• **Description of the task**:
Set down, exactly as written, the lines from the top of the data to the line that holds "return (414 - p) / 333", and omit the pictures.

• **Source excerpt**:

-*-*-

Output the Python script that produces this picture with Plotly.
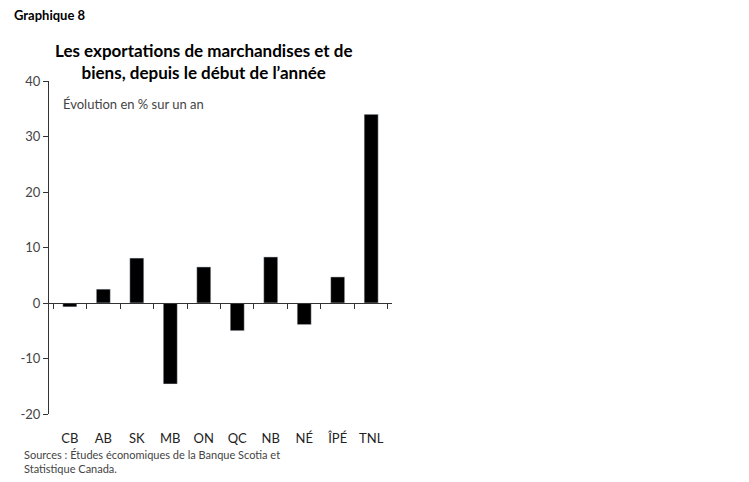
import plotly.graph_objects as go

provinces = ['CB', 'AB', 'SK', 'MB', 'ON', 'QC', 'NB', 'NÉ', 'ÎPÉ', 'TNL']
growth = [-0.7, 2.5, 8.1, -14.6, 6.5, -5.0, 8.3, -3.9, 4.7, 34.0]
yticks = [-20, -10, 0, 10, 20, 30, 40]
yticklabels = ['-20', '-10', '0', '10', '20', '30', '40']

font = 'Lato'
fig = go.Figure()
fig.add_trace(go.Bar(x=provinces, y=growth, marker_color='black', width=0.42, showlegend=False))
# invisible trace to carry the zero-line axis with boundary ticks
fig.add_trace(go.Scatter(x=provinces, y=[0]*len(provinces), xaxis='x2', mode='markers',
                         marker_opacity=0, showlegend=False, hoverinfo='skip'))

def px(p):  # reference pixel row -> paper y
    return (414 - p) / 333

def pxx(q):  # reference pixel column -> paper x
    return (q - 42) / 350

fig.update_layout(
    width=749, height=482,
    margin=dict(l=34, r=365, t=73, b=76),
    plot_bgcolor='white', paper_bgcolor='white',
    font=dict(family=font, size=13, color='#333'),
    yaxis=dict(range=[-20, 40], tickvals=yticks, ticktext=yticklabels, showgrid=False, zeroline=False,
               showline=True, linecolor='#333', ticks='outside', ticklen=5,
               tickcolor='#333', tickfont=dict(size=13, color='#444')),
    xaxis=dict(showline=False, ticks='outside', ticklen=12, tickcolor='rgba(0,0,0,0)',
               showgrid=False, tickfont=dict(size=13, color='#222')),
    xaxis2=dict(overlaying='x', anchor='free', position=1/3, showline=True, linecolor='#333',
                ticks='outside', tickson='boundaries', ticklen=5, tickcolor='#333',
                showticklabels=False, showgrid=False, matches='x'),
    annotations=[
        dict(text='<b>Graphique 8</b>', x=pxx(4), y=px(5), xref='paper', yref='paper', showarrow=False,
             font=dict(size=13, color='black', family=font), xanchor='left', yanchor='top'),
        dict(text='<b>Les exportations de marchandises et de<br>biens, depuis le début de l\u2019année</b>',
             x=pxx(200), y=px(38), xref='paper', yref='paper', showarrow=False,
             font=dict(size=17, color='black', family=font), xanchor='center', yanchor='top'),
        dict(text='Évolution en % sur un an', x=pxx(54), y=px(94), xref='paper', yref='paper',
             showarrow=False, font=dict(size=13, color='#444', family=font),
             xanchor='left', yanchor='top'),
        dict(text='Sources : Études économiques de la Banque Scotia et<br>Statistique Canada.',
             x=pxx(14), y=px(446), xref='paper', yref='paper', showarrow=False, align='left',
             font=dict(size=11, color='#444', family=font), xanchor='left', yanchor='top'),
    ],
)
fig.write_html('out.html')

-*-*-

• **Written reply**:
Output the Python script that produces this picture with Plotly.
import plotly.graph_objects as go

provinces = ['CB', 'AB', 'SK', 'MB', 'ON', 'QC', 'NB', 'NÉ', 'ÎPÉ', 'TNL']
growth = [-0.7, 2.5, 8.1, -14.6, 6.5, -5.0, 8.3, -3.9, 4.7, 34.0]
yticks = [-20, -10, 0, 10, 20, 30, 40]
yticklabels = ['-20', '-10', '0', '10', '20', '30', '40']

font = 'Lato'
fig = go.Figure()
fig.add_trace(go.Bar(x=provinces, y=growth, marker_color='black', width=0.42, showlegend=False))
# invisible trace to carry the zero-line axis with boundary ticks
fig.add_trace(go.Scatter(x=provinces, y=[0]*len(provinces), xaxis='x2', mode='markers',
                         marker_opacity=0, showlegend=False, hoverinfo='skip'))

def px(p):  # reference pixel row -> paper y
    return (414 - p) / 333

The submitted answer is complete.